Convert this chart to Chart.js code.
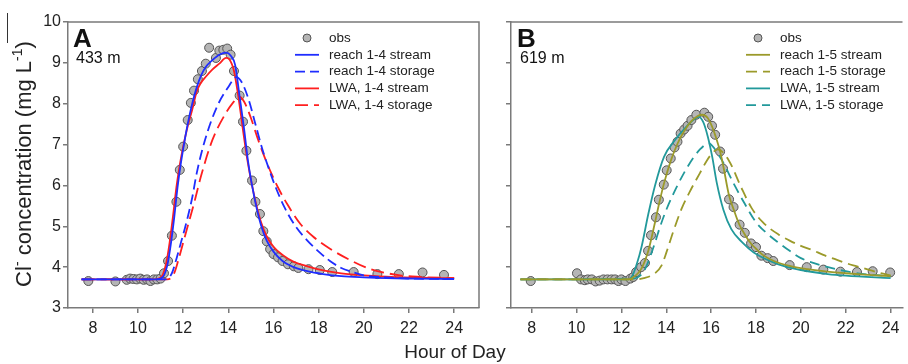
<!DOCTYPE html>
<html>
<head>
<meta charset="utf-8">
<script src="https://cdn.jsdelivr.net/npm/chart.js@4.4.1/dist/chart.umd.min.js"></script>
<style>
  body { margin: 0; background: #fff; width: 908px; height: 364px; overflow: hidden; position: relative;
         font-family: "Liberation Sans", Arial, sans-serif; color: #222; }
  #boxA { position: absolute; left: 0; top: 0; width: 490px; height: 364px; }
  #boxB { position: absolute; left: 490px; top: 0; width: 418px; height: 364px; }
  #ytitle { position: absolute; left: 23px; top: 164px; transform: translate(-50%, -50%) rotate(-90deg);
            font-size: 22px; white-space: nowrap; }
  #ytitle sup { font-size: 14px; }
  #xtitle { position: absolute; left: 455px; top: 352px; transform: translate(-50%, -50%); font-size: 19px; white-space: nowrap; }
  #mark { position: absolute; left: 7px; top: 13px; width: 1px; height: 30px; background: #333; }
</style>
</head>
<body>
<div id="boxA"><canvas id="chartA" width="490" height="364"></canvas></div>
<div id="boxB"><canvas id="chartB" width="418" height="364"></canvas></div>
<div id="ytitle">Cl<sup>-</sup> concentration (mg L<sup>-1</sup>)</div>
<div id="mark"></div>
<div id="xtitle">Hour of Day</div>
<script>
// ---- panel A (433 m) ----
const obsA_hour = [7.8, 9.0, 9.5, 9.65, 9.8, 9.95, 10.1, 10.25, 10.4, 10.55, 10.7, 10.85, 11.0, 11.15, 11.33, 11.5,
  11.7, 11.85, 12.0, 12.2, 12.34, 12.48, 12.65, 12.83, 13.0, 13.15, 13.45, 13.6, 13.78, 13.95, 14.1, 14.25, 14.5,
  14.65, 14.8, 15.05, 15.2, 15.4, 15.55, 15.7, 15.85, 16.0, 16.2, 16.4, 16.64, 16.9, 17.1, 17.55, 18.05, 18.6,
  19.55, 20.6, 21.55, 22.6, 23.55];
const obsA_cl = [3.66, 3.65, 3.69, 3.72, 3.71, 3.7, 3.72, 3.69, 3.7, 3.66, 3.7, 3.7, 3.72, 3.85, 4.15, 4.77,
  5.6, 6.38, 6.95, 7.6, 8.02, 8.32, 8.6, 8.8, 8.98, 9.37, 9.12, 9.3, 9.32, 9.35, 9.2, 8.8, 8.2,
  7.56, 6.85, 6.12, 5.6, 5.3, 4.88, 4.63, 4.44, 4.32, 4.24, 4.15, 4.07, 4.02, 3.98, 3.95, 3.93, 3.88,
  3.88, 3.83, 3.83, 3.87, 3.81];

const reachA_stream_hour = [7.5, 10.8, 11.0, 11.15, 11.3, 11.45, 11.6, 11.75, 11.9, 12.05, 12.2, 12.4, 12.6, 12.8,
  13.0, 13.3, 13.6, 13.9, 14.1, 14.3, 14.5, 14.7, 14.87, 15.05, 15.25, 15.45, 15.7, 16.0, 16.4, 16.9, 17.5, 18.2,
  19, 20, 21, 22.5, 24];
const reachA_stream_cl = [3.7, 3.7, 3.72, 3.8, 4.05, 4.55, 5.2, 5.95, 6.55, 7.05, 7.5, 8.0, 8.4, 8.7,
  8.9, 9.07, 9.2, 9.25, 9.18, 8.95, 8.17, 7.37, 6.6, 6.0, 5.45, 5.02, 4.65, 4.38, 4.15, 4.0, 3.9, 3.83,
  3.78, 3.75, 3.73, 3.72, 3.71];

const reachA_storage_hour = [7.5, 11.2, 11.5, 11.7, 11.9, 12.1, 12.4, 12.6, 12.96, 13.5, 14.0, 14.35, 14.6, 14.9,
  15.2, 15.5, 15.8, 16.1, 16.5, 17.0, 17.5, 18.0, 18.5, 19.0, 19.5, 20.0, 21.0, 22.0, 24.0];
const reachA_storage_cl = [3.7, 3.7, 3.85, 4.2, 4.6, 5.0, 5.7, 6.3, 7.1, 7.93, 8.41, 8.65, 8.52, 8.1,
  7.5, 6.9, 6.4, 5.95, 5.45, 4.98, 4.65, 4.38, 4.15, 3.98, 3.88, 3.8, 3.75, 3.72, 3.71];

const lwaA_stream_hour = [7.5, 10.7, 10.95, 11.1, 11.25, 11.4, 11.55, 11.7, 11.85, 12.0, 12.2, 12.4, 12.6, 12.8,
  13.0, 13.3, 13.6, 13.9, 14.05, 14.25, 14.45, 14.65, 14.85, 15.05, 15.25, 15.45, 15.7, 16.0, 16.4, 16.9, 17.5,
  18.2, 19, 20, 21, 22.5, 24];
const lwaA_stream_cl = [3.7, 3.7, 3.73, 3.82, 4.1, 4.6, 5.25, 5.95, 6.5, 6.95, 7.45, 7.85, 8.3, 8.52,
  8.66, 8.84, 8.98, 9.12, 9.08, 8.8, 8.15, 7.35, 6.6, 6.0, 5.5, 5.1, 4.75, 4.5, 4.3, 4.13, 4.02,
  3.92, 3.85, 3.8, 3.77, 3.74, 3.73];

const lwaA_storage_hour = [7.5, 11.3, 11.6, 11.8, 12.0, 12.2, 12.5, 12.8, 13.3, 13.9, 14.2, 14.47, 14.7, 15.0,
  15.3, 15.6, 15.9, 16.2, 16.6, 17.2, 17.75, 18.5, 19.3, 20.3, 21.6, 22.5, 24.0];
const lwaA_storage_cl = [3.7, 3.7, 3.85, 4.2, 4.6, 5.0, 5.6, 6.25, 7.12, 7.78, 8.02, 8.17, 8.05, 7.65,
  7.15, 6.7, 6.3, 5.95, 5.55, 5.05, 4.75, 4.45, 4.2, 3.95, 3.8, 3.76, 3.73];

// ---- panel B (619 m) ----
const obsB_hour = [7.96, 10.02, 10.2, 10.37, 10.5, 10.68, 10.85, 11.03, 11.2, 11.38, 11.56, 11.72, 11.87, 12.0,
  12.18, 12.4, 12.53, 12.66, 12.88, 13.05, 13.19, 13.32, 13.54, 13.67, 13.89, 14.02, 14.2, 14.37, 14.5, 14.64,
  14.8, 14.95, 15.12, 15.34, 15.7, 15.87, 16.04, 16.18, 16.4, 16.53, 16.8, 17.0, 17.27, 17.5, 17.78, 18.0,
  18.24, 18.52, 18.77, 19.5, 20.26, 21.0, 21.76, 22.5, 23.2, 23.98];
const obsB_cl = [3.66, 3.85, 3.7, 3.68, 3.7, 3.7, 3.65, 3.67, 3.7, 3.7, 3.7, 3.7, 3.66, 3.7,
  3.66, 3.72, 3.76, 3.88, 4.0, 4.1, 4.4, 4.78, 5.22, 5.65, 6.02, 6.37, 6.66, 6.93, 7.07, 7.27,
  7.37, 7.46, 7.6, 7.73, 7.78, 7.68, 7.46, 7.24, 6.83, 6.41, 5.66, 5.47, 5.04, 4.84, 4.58, 4.49,
  4.28, 4.22, 4.15, 4.05, 4.0, 3.94, 3.89, 3.88, 3.9, 3.87];

const reachB_stream_hour = [7.5, 12.3, 12.6, 12.9, 13.2, 13.5, 13.7, 13.9, 14.2, 14.5, 14.8, 15.1, 15.4, 15.6,
  15.85, 16.05, 16.2, 16.4, 16.55, 16.8, 17.0, 17.25, 17.5, 17.8, 18.0, 18.3, 18.8, 19.5, 20.3, 21, 22, 23, 24];
const reachB_stream_cl = [3.7, 3.7, 3.78, 3.97, 4.4, 5.1, 5.6, 6.05, 6.6, 7.02, 7.33, 7.56, 7.7, 7.73,
  7.65, 7.43, 7.2, 6.83, 6.45, 5.75, 5.42, 5.05, 4.8, 4.56, 4.45, 4.3, 4.15, 4.03, 3.95, 3.9, 3.85, 3.81, 3.78];

const reachB_storage_hour = [7.5, 12.5, 13.0, 13.5, 13.8, 14.0, 14.3, 14.7, 15.1, 15.5, 15.8, 16.1, 16.3, 16.8,
  17.3, 17.8, 18.3, 19.0, 19.5, 20.0, 20.5, 21.0, 21.5, 22.0, 22.5, 23.0, 23.5, 24.0];
const reachB_storage_cl = [3.7, 3.7, 3.73, 3.85, 4.05, 4.35, 4.85, 5.45, 5.9, 6.3, 6.6, 6.82, 6.88, 6.6,
  6.0, 5.45, 5.1, 4.8, 4.65, 4.52, 4.42, 4.3, 4.2, 4.1, 4.02, 3.94, 3.86, 3.8];

const lwaB_stream_hour = [7.5, 12.3, 12.5, 12.7, 12.9, 13.2, 13.5, 13.9, 14.4, 14.9, 15.2, 15.45, 15.65, 15.85,
  16.05, 16.25, 16.55, 16.9, 17.4, 17.9, 19, 20, 21.2, 22, 24];
const lwaB_stream_cl = [3.7, 3.7, 3.8, 4.1, 4.5, 5.3, 6.0, 6.7, 7.12, 7.44, 7.6, 7.68, 7.55, 7.2,
  6.7, 6.07, 5.4, 4.93, 4.6, 4.36, 4.07, 3.93, 3.83, 3.79, 3.73];

const lwaB_storage_hour = [7.5, 12.5, 13.0, 13.5, 13.7, 14.0, 14.5, 15.0, 15.5, 15.9, 16.0, 16.5, 17.0, 17.5,
  18.0, 18.5, 19.0, 19.5, 20.0, 21.0, 22.0, 23.0, 24.0];
const lwaB_storage_cl = [3.7, 3.72, 3.9, 4.6, 4.95, 5.4, 6.0, 6.5, 6.88, 7.03, 7.0, 6.6, 6.05, 5.55,
  5.1, 4.82, 4.6, 4.4, 4.22, 4.03, 3.9, 3.82, 3.78];

const yTicks = [3, 4, 5, 6, 7, 8, 9, 10];
const xTicks = [8, 10, 12, 14, 16, 18, 20, 22, 24];

const BLUE = "#1f2dff", RED = "#ff1f1f", OLIVE = "#9b9a2a", TEAL = "#22999b";
const AXIS = "#7a7a7a";

Chart.defaults.font.family = '"Liberation Sans", Arial, sans-serif';
Chart.defaults.color = "#222";

function pts(xs, ys) {
  return xs.map((x, i) => ({ x: x, y: ys[i] }));
}

function obsSet(label, xs, ys) {
  return {
    label: label, data: pts(xs, ys), showLine: false, order: 1,
    pointRadius: 4.5, pointHoverRadius: 4.5, pointBackgroundColor: "#b5b5b5",
    pointBorderColor: "#555", pointBorderWidth: 1
  };
}

function lineSet(label, xs, ys, color, dash) {
  return {
    label: label, data: pts(xs, ys), order: 0,
    borderColor: color, borderWidth: 1.8, borderDash: dash || [],
    pointRadius: 0, cubicInterpolationMode: "monotone", fill: false
  };
}

// frame, panel letter and legend
const decor = {
  id: "decor",
  afterDraw(chart, args, o) {
    const ctx = chart.ctx, a = chart.chartArea;
    ctx.save();
    ctx.strokeStyle = AXIS;
    ctx.lineWidth = 1.5;
    ctx.beginPath();
    ctx.moveTo(a.left, a.top);
    ctx.lineTo(a.right, a.top);
    if (o.rightBorder) ctx.lineTo(a.right, a.bottom);
    ctx.stroke();

    ctx.fillStyle = "#111";
    ctx.textBaseline = "alphabetic";
    ctx.font = 'bold 26px "Liberation Sans", Arial, sans-serif';
    ctx.fillText(o.letter, o.letterX, 47);
    ctx.font = '16px "Liberation Sans", Arial, sans-serif';
    ctx.fillText(o.dist, o.letterX + 3, 63);

    ctx.font = '13.5px "Liberation Sans", Arial, sans-serif';
    ctx.textBaseline = "middle";
    chart.data.datasets.forEach((ds, i) => {
      const y = 38 + i * 16.8;
      if (ds.showLine === false) {
        ctx.beginPath();
        ctx.arc(o.legX + 12, y, 4, 0, Math.PI * 2);
        ctx.fillStyle = "#b5b5b5";
        ctx.fill();
        ctx.strokeStyle = "#555";
        ctx.lineWidth = 1;
        ctx.stroke();
      } else {
        ctx.beginPath();
        ctx.setLineDash(ds.borderDash);
        ctx.strokeStyle = ds.borderColor;
        ctx.lineWidth = 1.8;
        ctx.moveTo(o.legX, y);
        ctx.lineTo(o.legX + 24, y);
        ctx.stroke();
        ctx.setLineDash([]);
      }
      ctx.fillStyle = "#222";
      ctx.fillText(ds.label, o.legX + 34, y);
    });
    ctx.restore();
  }
};

function makeChart(id, datasets, cfg) {
  return new Chart(document.getElementById(id), {
    type: "line",
    data: { datasets: datasets },
    plugins: [decor],
    options: {
      responsive: false,
      animation: false,
      layout: { padding: { top: 22, right: cfg.padRight, left: 0, bottom: 0 } },
      plugins: {
        legend: { display: false },
        tooltip: { enabled: false },
        decor: cfg.decor
      },
      scales: {
        x: {
          type: "linear", min: cfg.xmin, max: cfg.xmax,
          afterBuildTicks: s => { s.ticks = xTicks.map(v => ({ value: v })); },
          afterFit: s => { s.height = 56; },
          ticks: { font: { size: 16 }, padding: 6, maxRotation: 0 },
          grid: { drawOnChartArea: false, drawTicks: true, tickLength: 5, color: AXIS, lineWidth: 1.5 },
          border: { color: AXIS, width: 1.5 }
        },
        y: {
          min: 3, max: 10,
          afterBuildTicks: s => { s.ticks = yTicks.map(v => ({ value: v })); },
          afterFit: s => { s.width = cfg.yWidth; },
          ticks: {
            font: { size: 16 }, padding: 2,
            callback: v => cfg.yLabels ? String(v) : ""
          },
          grid: { drawOnChartArea: false, drawTicks: true, tickLength: 5, color: AXIS, lineWidth: 1.5 },
          border: { color: AXIS, width: 1.5 }
        }
      }
    }
  });
}

makeChart("chartA", [
  obsSet("obs", obsA_hour, obsA_cl),
  lineSet("reach 1-4 stream", reachA_stream_hour, reachA_stream_cl, BLUE),
  lineSet("reach 1-4 storage", reachA_storage_hour, reachA_storage_cl, BLUE, [10, 5]),
  lineSet("LWA, 1-4 stream", lwaA_stream_hour, lwaA_stream_cl, RED),
  lineSet("LWA, 1-4 storage", lwaA_storage_hour, lwaA_storage_cl, RED, [13, 6])
], {
  xmin: 6.9, xmax: 25.1, padRight: 11, yWidth: 68, yLabels: true,
  decor: { letter: "A", dist: "433 m", letterX: 73, legX: 295, rightBorder: true }
});

makeChart("chartB", [
  obsSet("obs", obsB_hour, obsB_cl),
  lineSet("reach 1-5 stream", reachB_stream_hour, reachB_stream_cl, OLIVE),
  lineSet("reach 1-5 storage", reachB_storage_hour, reachB_storage_cl, OLIVE, [11, 6]),
  lineSet("LWA, 1-5 stream", lwaB_stream_hour, lwaB_stream_cl, TEAL),
  lineSet("LWA, 1-5 storage", lwaB_storage_hour, lwaB_storage_cl, TEAL, [10, 6])
], {
  xmin: 7.08, xmax: 24.53, padRight: 0, yWidth: 21, yLabels: false,
  decor: { letter: "B", dist: "619 m", letterX: 27, legX: 256, rightBorder: false }
});
</script>
</body>
</html>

- _WHAT TO DO_: Your task is to restate word for word the lines from the top of the data to the line containing "3.88, 3.83, 3.83, 3.87, 3.81];", both ends included, with every picture left out.

- _COMPLETE ANSWER_:
Convert this chart to Chart.js code.
<!DOCTYPE html>
<html>
<head>
<meta charset="utf-8">
<script src="https://cdn.jsdelivr.net/npm/chart.js@4.4.1/dist/chart.umd.min.js"></script>
<style>
  body { margin: 0; background: #fff; width: 908px; height: 364px; overflow: hidden; position: relative;
         font-family: "Liberation Sans", Arial, sans-serif; color: #222; }
  #boxA { position: absolute; left: 0; top: 0; width: 490px; height: 364px; }
  #boxB { position: absolute; left: 490px; top: 0; width: 418px; height: 364px; }
  #ytitle { position: absolute; left: 23px; top: 164px; transform: translate(-50%, -50%) rotate(-90deg);
            font-size: 22px; white-space: nowrap; }
  #ytitle sup { font-size: 14px; }
  #xtitle { position: absolute; left: 455px; top: 352px; transform: translate(-50%, -50%); font-size: 19px; white-space: nowrap; }
  #mark { position: absolute; left: 7px; top: 13px; width: 1px; height: 30px; background: #333; }
</style>
</head>
<body>
<div id="boxA"><canvas id="chartA" width="490" height="364"></canvas></div>
<div id="boxB"><canvas id="chartB" width="418" height="364"></canvas></div>
<div id="ytitle">Cl<sup>-</sup> concentration (mg L<sup>-1</sup>)</div>
<div id="mark"></div>
<div id="xtitle">Hour of Day</div>
<script>
// ---- panel A (433 m) ----
const obsA_hour = [7.8, 9.0, 9.5, 9.65, 9.8, 9.95, 10.1, 10.25, 10.4, 10.55, 10.7, 10.85, 11.0, 11.15, 11.33, 11.5,
  11.7, 11.85, 12.0, 12.2, 12.34, 12.48, 12.65, 12.83, 13.0, 13.15, 13.45, 13.6, 13.78, 13.95, 14.1, 14.25, 14.5,
  14.65, 14.8, 15.05, 15.2, 15.4, 15.55, 15.7, 15.85, 16.0, 16.2, 16.4, 16.64, 16.9, 17.1, 17.55, 18.05, 18.6,
  19.55, 20.6, 21.55, 22.6, 23.55];
const obsA_cl = [3.66, 3.65, 3.69, 3.72, 3.71, 3.7, 3.72, 3.69, 3.7, 3.66, 3.7, 3.7, 3.72, 3.85, 4.15, 4.77,
  5.6, 6.38, 6.95, 7.6, 8.02, 8.32, 8.6, 8.8, 8.98, 9.37, 9.12, 9.3, 9.32, 9.35, 9.2, 8.8, 8.2,
  7.56, 6.85, 6.12, 5.6, 5.3, 4.88, 4.63, 4.44, 4.32, 4.24, 4.15, 4.07, 4.02, 3.98, 3.95, 3.93, 3.88,
  3.88, 3.83, 3.83, 3.87, 3.81];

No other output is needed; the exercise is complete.